Basically doing the state's work for them, getting rid of that state's antiquated cop-out law.
Land rights shall need be part of Universal Basic Income. The capital class will buy away all the land from the labor class faster as automation and capitalism keeps kicking ass.
<s>Whats the use of owning 700 acres of beachfront property if you can't exclude all the humans that used to live there. It's not like you could have avoided displacement by purchase of a smaller plot to enjoy. It's not like he could have chosen a less populated island to start with.
Privacy advocate Mark Zuckerberg deserves more privacy at the cost of mere mortals. Sue that underclass till they break Mark! /s
Property rights are the foundation of civil society. Due to variety of factors, Hawaii has destroyed property rights on some parcels due to degenerate laws and legal customs.
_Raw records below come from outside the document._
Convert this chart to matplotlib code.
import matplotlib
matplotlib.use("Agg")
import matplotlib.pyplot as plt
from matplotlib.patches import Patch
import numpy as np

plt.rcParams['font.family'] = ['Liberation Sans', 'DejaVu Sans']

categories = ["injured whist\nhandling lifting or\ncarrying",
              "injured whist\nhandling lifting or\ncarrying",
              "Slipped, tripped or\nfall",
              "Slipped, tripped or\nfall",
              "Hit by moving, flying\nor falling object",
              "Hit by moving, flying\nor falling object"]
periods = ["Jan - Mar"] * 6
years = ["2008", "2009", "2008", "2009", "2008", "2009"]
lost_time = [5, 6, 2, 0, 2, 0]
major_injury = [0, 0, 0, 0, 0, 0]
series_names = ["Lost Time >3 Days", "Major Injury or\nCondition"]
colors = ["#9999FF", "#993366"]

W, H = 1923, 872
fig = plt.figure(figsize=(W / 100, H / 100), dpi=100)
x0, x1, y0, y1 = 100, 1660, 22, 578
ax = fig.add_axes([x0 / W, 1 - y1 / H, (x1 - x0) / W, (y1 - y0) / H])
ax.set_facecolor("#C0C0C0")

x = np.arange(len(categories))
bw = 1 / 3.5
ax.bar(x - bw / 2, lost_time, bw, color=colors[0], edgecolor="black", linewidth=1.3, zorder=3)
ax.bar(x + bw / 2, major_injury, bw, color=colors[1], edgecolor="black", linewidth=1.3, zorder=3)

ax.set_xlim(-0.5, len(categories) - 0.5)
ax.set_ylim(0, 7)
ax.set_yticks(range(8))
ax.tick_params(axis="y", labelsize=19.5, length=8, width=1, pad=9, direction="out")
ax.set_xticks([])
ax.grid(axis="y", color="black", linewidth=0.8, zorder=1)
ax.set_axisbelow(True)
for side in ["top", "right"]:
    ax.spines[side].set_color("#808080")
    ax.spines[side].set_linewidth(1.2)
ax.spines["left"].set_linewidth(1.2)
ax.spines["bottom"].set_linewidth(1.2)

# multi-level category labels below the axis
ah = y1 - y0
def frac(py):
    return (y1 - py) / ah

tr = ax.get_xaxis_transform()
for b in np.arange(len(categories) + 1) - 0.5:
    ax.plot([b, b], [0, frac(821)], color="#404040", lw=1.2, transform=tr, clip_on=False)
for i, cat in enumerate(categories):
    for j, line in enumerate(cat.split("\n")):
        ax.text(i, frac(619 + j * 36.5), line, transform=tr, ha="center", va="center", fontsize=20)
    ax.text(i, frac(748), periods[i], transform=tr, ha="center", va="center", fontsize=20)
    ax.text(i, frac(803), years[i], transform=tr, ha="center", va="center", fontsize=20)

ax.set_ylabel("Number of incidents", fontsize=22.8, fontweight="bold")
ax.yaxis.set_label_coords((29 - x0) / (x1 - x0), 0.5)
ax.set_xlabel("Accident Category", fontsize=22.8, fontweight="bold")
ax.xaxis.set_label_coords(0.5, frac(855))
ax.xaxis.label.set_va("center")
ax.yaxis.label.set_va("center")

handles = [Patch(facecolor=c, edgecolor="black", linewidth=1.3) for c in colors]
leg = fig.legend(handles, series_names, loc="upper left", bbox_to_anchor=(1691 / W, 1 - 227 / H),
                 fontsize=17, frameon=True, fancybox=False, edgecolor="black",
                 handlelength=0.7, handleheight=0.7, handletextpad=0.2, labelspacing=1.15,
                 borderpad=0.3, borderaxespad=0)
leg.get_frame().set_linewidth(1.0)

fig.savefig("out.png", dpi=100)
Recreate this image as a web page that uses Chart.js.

Just consider one point raised by the article: one small parcel has over 300 informal owners who are descended from a Portuguese immigrant who bought the land over 110 years ago and that "individual ownership fractions range from about 1/7 (about 14 percent) to 17/333,396 (less than a one-hundredth of 1 percent)."; when everyone owns something, no one owns it. This is an enormously complicated legal problem and there are no simple answers for how to resolve it.